# Solve this enigma!



## lite_lord (Jul 15, 2011)

Everyone please help!
Here is my case;
matric=700/850
fsc=844/1100
mcat=680/1100
uhs aggregate=70%

guide me where does i stands,where are more chances for me likely to get in lahore n islamabad,is there any chance for me in fmh,sheikh zayed,lmdc and shalamar???
Please anyone clearify as there are few days left to apply in many private medical colleges!


----------



## lite_lord (Jul 15, 2011)

........


----------



## lite_lord (Jul 15, 2011)

Any one?


----------



## Agha (May 20, 2010)

lite_lord said:


> Any one?


Hey Salaam.
Bro u can try in different institutes, specifically private.
or the very nxt option is to try in khi... like ziauddin or baqai medical college..
Otherwise improve and try again nxt year for Govt: institutes of Punjab..
Thanks ..
Do update


----------



## lite_lord (Jul 15, 2011)

Agha said:


> Hey Salaam.
> Bro u can try in different institutes, specifically private.
> or the very nxt option is to try in khi... like ziauddin or baqai medical college..
> Otherwise improve and try again nxt year for Govt: institutes of Punjab..
> ...


no i can't repeat,i hope to get in somewhere at private...


----------



## MastahRiz (Jan 26, 2006)

You probably would have gotten more replies if you had used a more informative thread title for your post. 
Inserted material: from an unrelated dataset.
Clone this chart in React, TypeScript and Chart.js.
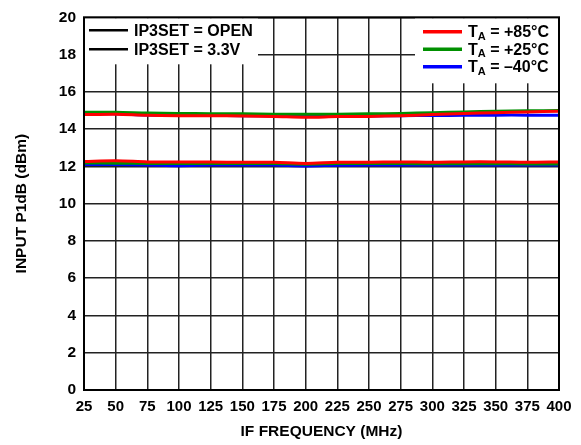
import React, { useEffect, useRef } from 'react';
import { Chart, registerables } from 'chart.js';

Chart.register(...registerables);

// ---- data ----
const freqMHz = [25, 50, 75, 100, 125, 150, 175, 200, 225, 250, 275, 300, 325, 350, 375, 400];
const xTicks = [25, 50, 75, 100, 125, 150, 175, 200, 225, 250, 275, 300, 325, 350, 375, 400];
const yTicks = [0, 2, 4, 6, 8, 10, 12, 14, 16, 18, 20];

// upper group
const hiP85 = [14.78, 14.8, 14.74, 14.72, 14.72, 14.7, 14.68, 14.64, 14.67, 14.68, 14.72, 14.78, 14.84, 14.88, 14.92, 14.96];
const hiP25 = [14.9, 14.9, 14.86, 14.84, 14.83, 14.82, 14.8, 14.8, 14.8, 14.82, 14.84, 14.88, 14.92, 14.96, 14.98, 15.0];
const hiM40 = [14.84, 14.82, 14.76, 14.74, 14.73, 14.72, 14.71, 14.7, 14.7, 14.71, 14.72, 14.73, 14.74, 14.75, 14.75, 14.74];
// lower group
const loP85 = [12.26, 12.3, 12.24, 12.24, 12.23, 12.22, 12.22, 12.16, 12.22, 12.22, 12.24, 12.22, 12.24, 12.24, 12.22, 12.24];
const loP25 = [12.18, 12.17, 12.16, 12.15, 12.15, 12.15, 12.15, 12.12, 12.15, 12.15, 12.15, 12.14, 12.14, 12.14, 12.13, 12.13];
const loM40 = [12.1, 12.1, 12.08, 12.04, 12.07, 12.07, 12.07, 12.02, 12.06, 12.07, 12.08, 12.08, 12.08, 12.08, 12.08, 12.08];

const setLabels = ['IP3SET = OPEN', 'IP3SET = 3.3V'];
const tempLabels = ['= +85°C', '= +25°C', '= \u201340°C'];

const RED = '#ff0000';
const GREEN = '#009000';
const BLUE = '#0000ff';
const tempColors = [RED, GREEN, BLUE];

const FONT = '"Liberation Sans", Arial, Helvetica, sans-serif';

const toPts = (ys: number[]) => freqMHz.map((x, i) => ({ x, y: ys[i] }));

const legendPlugin = {
  id: 'customLegend',
  beforeDatasetsDraw(chart: any) {
    const { ctx, chartArea: a } = chart;
    ctx.save();
    // white legend boxes hiding the grid
    ctx.fillStyle = '#ffffff';
    ctx.fillRect(a.left + 1, a.top + 1, 173, 46);
    ctx.fillRect(a.right - 144, a.top + 1, 143, 65);

    // left legend
    ctx.strokeStyle = '#000';
    ctx.lineWidth = 2.5;
    ctx.fillStyle = '#000';
    ctx.font = `bold 16px ${FONT}`;
    ctx.textBaseline = 'middle';
    ctx.textAlign = 'left';
    const lys = [a.top + 13, a.top + 32];
    setLabels.forEach((t, i) => {
      ctx.beginPath();
      ctx.moveTo(a.left + 5, lys[i]);
      ctx.lineTo(a.left + 44, lys[i]);
      ctx.stroke();
      ctx.fillText(t, a.left + 50, lys[i] + 1);
    });

    // right legend
    const rys = [a.top + 14.5, a.top + 32, a.top + 49.5];
    tempLabels.forEach((t, i) => {
      ctx.strokeStyle = tempColors[i];
      ctx.lineWidth = 3.5;
      ctx.beginPath();
      ctx.moveTo(a.right - 136, rys[i]);
      ctx.lineTo(a.right - 97, rys[i]);
      ctx.stroke();
      let x = a.right - 91;
      ctx.fillStyle = '#000';
      ctx.font = `bold 16px ${FONT}`;
      ctx.fillText('T', x, rys[i] + 1);
      x += ctx.measureText('T').width;
      ctx.font = `bold 11px ${FONT}`;
      ctx.fillText('A', x, rys[i] + 5);
      x += ctx.measureText('A').width;
      ctx.font = `bold 16px ${FONT}`;
      ctx.fillText(' ' + t, x, rys[i] + 1);
    });
    ctx.restore();
  },
  afterDraw(chart: any) {
    const { ctx, chartArea: a } = chart;
    ctx.save();
    ctx.strokeStyle = '#000';
    ctx.lineWidth = 2;
    ctx.strokeRect(a.left, a.top, a.right - a.left, a.bottom - a.top);
    ctx.restore();
  },
};

export default function App() {
  const ref = useRef<HTMLCanvasElement | null>(null);

  useEffect(() => {
    if (!ref.current) return;
    const mk = (label: string, data: number[], color: string) => ({
      label,
      data: toPts(data),
      borderColor: color,
      backgroundColor: color,
      borderWidth: 3,
      pointRadius: 0,
      tension: 0.3,
      fill: false,
    });
    const chart = new Chart(ref.current, {
      type: 'line',
      data: {
        datasets: [
          mk('OPEN +85', hiP85, RED),
          mk('3.3V +85', loP85, RED),
          mk('OPEN +25', hiP25, GREEN),
          mk('3.3V +25', loP25, GREEN),
          mk('OPEN -40', hiM40, BLUE),
          mk('3.3V -40', loM40, BLUE),
        ],
      },
      options: {
        animation: false,
        responsive: true,
        maintainAspectRatio: false,
        layout: { padding: { top: 10, right: 22, left: 0, bottom: 0 } },
        plugins: { legend: { display: false }, tooltip: { enabled: false } },
        scales: {
          x: {
            type: 'linear',
            min: 25,
            max: 400,
            afterBuildTicks: (s: any) => {
              s.ticks = xTicks.map((v) => ({ value: v }));
            },
            afterFit: (s: any) => {
              s.height = 55;
            },
            ticks: {
              color: '#000',
              font: { family: FONT, size: 15, weight: 'bold' },
              padding: 8,
              maxRotation: 0,
              autoSkip: false,
            },
            grid: { color: '#222', lineWidth: 1.5, drawTicks: false },
            border: { display: false },
            title: {
              display: true,
              text: 'IF FREQUENCY (MHz)',
              color: '#000',
              font: { family: FONT, size: 15.5, weight: 'bold' },
              padding: { top: 0, bottom: 4 },
            },
          },
          y: {
            min: 0,
            max: 20,
            afterBuildTicks: (s: any) => {
              s.ticks = yTicks.map((v) => ({ value: v }));
            },
            afterFit: (s: any) => {
              s.width = 84;
            },
            ticks: {
              color: '#000',
              font: { family: FONT, size: 15.5, weight: 'bold' },
              padding: 8,
            },
            grid: { color: '#222', lineWidth: 1.5, drawTicks: false },
            border: { display: false },
            title: {
              display: true,
              text: 'INPUT P1dB (dBm)',
              color: '#000',
              font: { family: FONT, size: 15.5, weight: 'bold' },
              padding: { top: 12, bottom: 0 },
            },
          },
        },
      },
      plugins: [legendPlugin],
    } as any);
    return () => chart.destroy();
  }, []);

  return (
    <div style={{ position: 'absolute', left: 0, top: 0, width: 581, height: 445, background: '#fff' }}>
      <canvas ref={ref} />
    </div>
  );
}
Please read our general forum rules. You can find a link in my signature.

Thanks.


----------



## lite_lord (Jul 15, 2011)

Thank you!
I have read it all,sorry for that i couldn't early on,yeah you have the right to dismiss this thread.


----------



## Samiya (Oct 10, 2009)

People with aggregates less than 77% can't apply for admission in government medical colleges. Check UHS website. You should apply in private ones.


----------



## lite_lord (Jul 15, 2011)

Samiya said:


> People with aggregates less than 77% can't apply for admission in government medical colleges. Check UHS website. You should apply in private ones.


 
i know it alredy,but here we are talking of private institutions and govt. incase if i am going to repeat...!#roll


----------



## ezra (Sep 29, 2011)

lite_lord said:


> Everyone please help!
> Here is my case;
> matric=700/850
> fsc=844/1100
> ...


im in the same situation! do tell me if you get something useful!#yes


----------



## lite_lord (Jul 15, 2011)

Something useful is that do apply everywhere...


----------



## mubashir888 (Aug 12, 2010)

Apply everywhere, Best options you have in my opinion are 
ISLAM MEDICAL COLLEGE,SIALKOT(new one so u stand a better chance)
LMDC(Might take donation)
Shalamar
Sharif medical and dental college
Wah medical College etc
Hopefully you will get in somewhere.


----------



## shanikhan (Dec 23, 2009)

mubashir888 said:


> Apply everywhere, Best options you have in my opinion are
> ISLAM MEDICAL COLLEGE,SIALKOT(new one so u stand a better chance)
> LMDC(Might take donation)
> Shalamar
> ...


Good to see you back! best of luck for the proff


----------



## nosajnosaj (Oct 19, 2011)

You are left with two options give a try next year or choose a private institute instead.


----------



## mubashir888 (Aug 12, 2010)

shanikhan said:


> Good to see you back! best of luck for the proff


Thanks man


----------